The end. Corrono i titoli di coda sull’esperienza più triste della storia scolastica. Un click sul tasto rosso della cornetta di Meet e tutto si è concluso. La fine è lo schermo che dopo tre mesi si fa nero su una scrivania, chiudendo una storia  non tanto dissimile ad un rapporto tra alieni, giocato tra un “non ti sento bene, la voce è a scatti, non ti vedo, ma l’importante è che tu mi senta”. Condannati tutti per tre mesi all’anoressia delle emozioni. La realtà infatti è che la movida ad un certo punto ha riaperto e la scuola no, regalandoci   quest’anno un fuori programma di una tristezza inaudita. Nessuna possibilità di sposare animi e corpi per tre mesi. E inoltre nessuna scritta “Fine” a caratteri cubitali sulla lavagna. Quella parola che  ha da sempre dato la soddisfazione di archiviare un anno per tuffarsi nell’estate incipiente, se la sono inviata gli studenti su whatsapp. Ma non ha avuto  lo stesso sapore di un bacio, degli abbracci, dei gavettoni che regalano sulla pelle la sensazione del mare che ci aspetta. E più che “Notte prima degli esami” viene da pensare che sia stata “Celeste nostalgia” di Cocciante la colonna sonora di questa anomala chiusura dei lavori. 
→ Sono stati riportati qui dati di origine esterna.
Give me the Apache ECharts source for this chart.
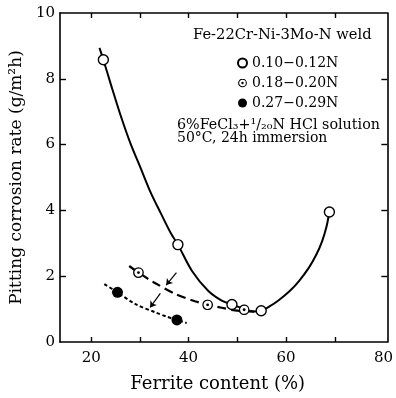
<!DOCTYPE html>
<html>
<head>
<meta charset="utf-8">
<script src="https://cdn.jsdelivr.net/npm/echarts@6/dist/echarts.min.js"></script>
<style>
  html, body { margin: 0; padding: 0; background: #fff; }
  #chart { width: 396px; height: 398px; }
</style>
</head>
<body>
<div id="chart"></div>
<script>
// measured points (ferrite %, rate g/m2h)
const lowN = [[22.5, 8.58], [37.8, 2.96], [48.9, 1.14], [54.9, 0.95], [68.9, 3.95]]
const midN = [[29.7, 2.11], [43.9, 1.13], [51.4, 0.98]]
const highN = [[25.4, 1.51], [37.6, 0.67]]

// hand drawn trend curves
const lowCurve = [[21.7, 8.94], [22.5, 8.58], [24.1, 7.8], [26.1, 6.86], [28.1, 6.02], [30.2, 5.27],
  [32.2, 4.55], [34.2, 3.94], [36.3, 3.32], [37.8, 2.96], [40.7, 2.16], [44.0, 1.56], [46.8, 1.26],
  [48.9, 1.14], [51.5, 1.0], [53.3, 0.93], [54.9, 0.95], [56.6, 1.08], [58.5, 1.27], [60.7, 1.54],
  [62.7, 1.86], [64.7, 2.26], [66.2, 2.65], [67.4, 3.06], [68.3, 3.5], [68.9, 3.95]]
const midCurve = [[27.8, 2.31], [29.7, 2.11], [32.9, 1.81], [37.3, 1.46], [41.3, 1.24], [43.9, 1.13],
  [46.8, 1.04], [49.5, 0.96], [51.4, 0.94], [53.5, 0.92]]
const highCurve = [[22.7, 1.76], [25.4, 1.51], [29.1, 1.15], [33.2, 0.9], [35.5, 0.77],
  [37.6, 0.67], [39.6, 0.58]]
const arrows = [[[37.5, 2.11], [35.4, 1.73]], [[34.2, 1.48], [32.1, 1.05]]]

const names = ['0.10\u22120.12N', '0.18\u22120.20N', '0.27\u22120.29N']
const xTicks = [20, 30, 40, 50, 60, 70]
const xLabels = [20, 40, 60, 80]
const yTicks = [2, 4, 6, 8]
const yLabels = [0, 2, 4, 6, 8, 10]

const font = 'DejaVu Serif'
const ringDot = 'image://data:image/svg+xml;charset=utf-8,' + encodeURIComponent(
  '<svg xmlns="http://www.w3.org/2000/svg" width="20" height="20" viewBox="0 0 20 20">' +
  '<circle cx="10" cy="10" r="8.6" fill="#fff" stroke="#000" stroke-width="2.4"/>' +
  '<circle cx="10" cy="10" r="2.6" fill="#000"/></svg>')

const axisLine = { show: true, onZero: false, lineStyle: { color: '#000', width: 1.6 } }
const tickStyle = { color: '#000', width: 1.4 }

var option = {
  animation: false,
  backgroundColor: '#fff',
  grid: { left: 59, right: 7, top: 13, bottom: 52 },
  legend: {
    orient: 'vertical',
    left: 232,
    top: 51,
    itemWidth: 9,
    itemHeight: 9,
    itemGap: 6,
    data: names,
    textStyle: { fontFamily: font, fontSize: 14, color: '#000' }
  },
  xAxis: [{
    type: 'value',
    min: 13.6,
    max: 80.8,
    name: 'Ferrite content (%)',
    nameLocation: 'middle',
    nameGap: 33,
    nameTextStyle: { fontFamily: font, fontSize: 18, color: '#000', padding: [0, 12, 0, 0] },
    axisLine: axisLine,
    splitLine: { show: false },
    axisTick: { inside: true, length: 5, customValues: xTicks, lineStyle: tickStyle },
    axisLabel: { customValues: xLabels, margin: 9, fontFamily: font, fontSize: 15, color: '#000' }
  }, {
    type: 'value',
    position: 'top',
    min: 13.6,
    max: 80.8,
    axisLine: axisLine,
    splitLine: { show: false },
    axisTick: { inside: true, length: 5, customValues: xTicks, lineStyle: tickStyle },
    axisLabel: { show: false }
  }],
  yAxis: [{
    type: 'value',
    min: 0,
    max: 10,
    name: 'Pitting corrosion rate (g/m\u00b2h)',
    nameLocation: 'middle',
    nameGap: 35,
    nameTextStyle: { fontFamily: font, fontSize: 17, color: '#000' },
    axisLine: axisLine,
    splitLine: { show: false },
    axisTick: { inside: true, length: 6, customValues: yTicks, lineStyle: tickStyle },
    axisLabel: { customValues: yLabels, margin: 5, fontFamily: font, fontSize: 15, color: '#000' }
  }, {
    type: 'value',
    position: 'right',
    min: 0,
    max: 10,
    axisLine: axisLine,
    splitLine: { show: false },
    axisTick: { inside: true, length: 6, customValues: yTicks, lineStyle: tickStyle },
    axisLabel: { show: false }
  }],
  graphic: [
    { type: 'text', left: 193, top: 28, style: { text: 'Fe-22Cr-Ni-3Mo-N weld', font: '14.7px "DejaVu Serif"', fill: '#000' } },
    { type: 'text', left: 177, top: 118, style: { text: '6%FeCl\u2083+\u00b9/\u2082\u2080N HCl solution', font: '14.3px "DejaVu Serif"', fill: '#000' } },
    { type: 'text', left: 177, top: 131, style: { text: '50\u00b0C, 24h immersion', font: '14px "DejaVu Serif"', fill: '#000' } }
  ],
  series: [
    {
      type: 'line', data: lowCurve, smooth: 0.3, symbol: 'none', z: 2,
      lineStyle: { color: '#000', width: 2 }
    },
    {
      type: 'line', data: midCurve, smooth: 0.3, symbol: 'none', z: 2,
      lineStyle: { color: '#000', width: 2.2, type: [9, 5] }
    },
    {
      type: 'line', data: highCurve, smooth: 0.3, symbol: 'none', z: 2,
      lineStyle: { color: '#000', width: 2, type: [3.5, 2.5] }
    },
    {
      type: 'lines', coordinateSystem: 'cartesian2d', z: 2,
      symbol: ['none', 'arrow'], symbolSize: 6,
      lineStyle: { color: '#000', width: 1.2, opacity: 1 },
      data: arrows.map(a => ({ coords: a }))
    },
    {
      name: names[0], type: 'scatter', data: lowN, symbol: 'circle', symbolSize: 10, z: 5,
      itemStyle: { color: '#fff', borderColor: '#000', borderWidth: 1.4, opacity: 1 }
    },
    {
      name: names[1], type: 'scatter', data: midN, symbol: ringDot, symbolSize: 11, z: 5,
      itemStyle: { color: '#000', opacity: 1 }
    },
    {
      name: names[2], type: 'scatter', data: highN, symbol: 'circle', symbolSize: 11, z: 5,
      itemStyle: { color: '#000', opacity: 1 }
    }
  ]
}

let myChart = echarts.init(document.getElementById('chart'))
myChart.setOption(option)
</script>
</body>
</html>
Si pensi solo al momento della fine dell’anno scolastico: al di là della promozione o della bocciatura, per chi finisce un ciclo, suggella un rapporto di fiducia costruito lungo il corso degli anni tra professori e alunni. Un rapporto quasi filiale e materno. Difficile quindi accettare che una carriera o un percorso fatto di emozioni condivise possa concludersi così, in una sorta di apnea dei sentimenti. Ci sono dei riti di passaggio che scandiscono le nostre vite e servono a creare un prima e un dopo, dei punti di riferimento nella lunghezza degli anni. Una sorta di forche caudine da attraversare per uscire e rientrare nella normalità. Dei semafori che da rossi diventano verdi e ti portano su una nuova strada. Ci è mancato questo momento per dare un significato alla fine e dare spazio al dopo. C’è da sperare solo che il mantra “Andrà tutto bene” a cui ci hanno abituato in questi mesi si riveli un vaticinio di successo almeno per il prossimo anno scolastico. E non una vana speranza.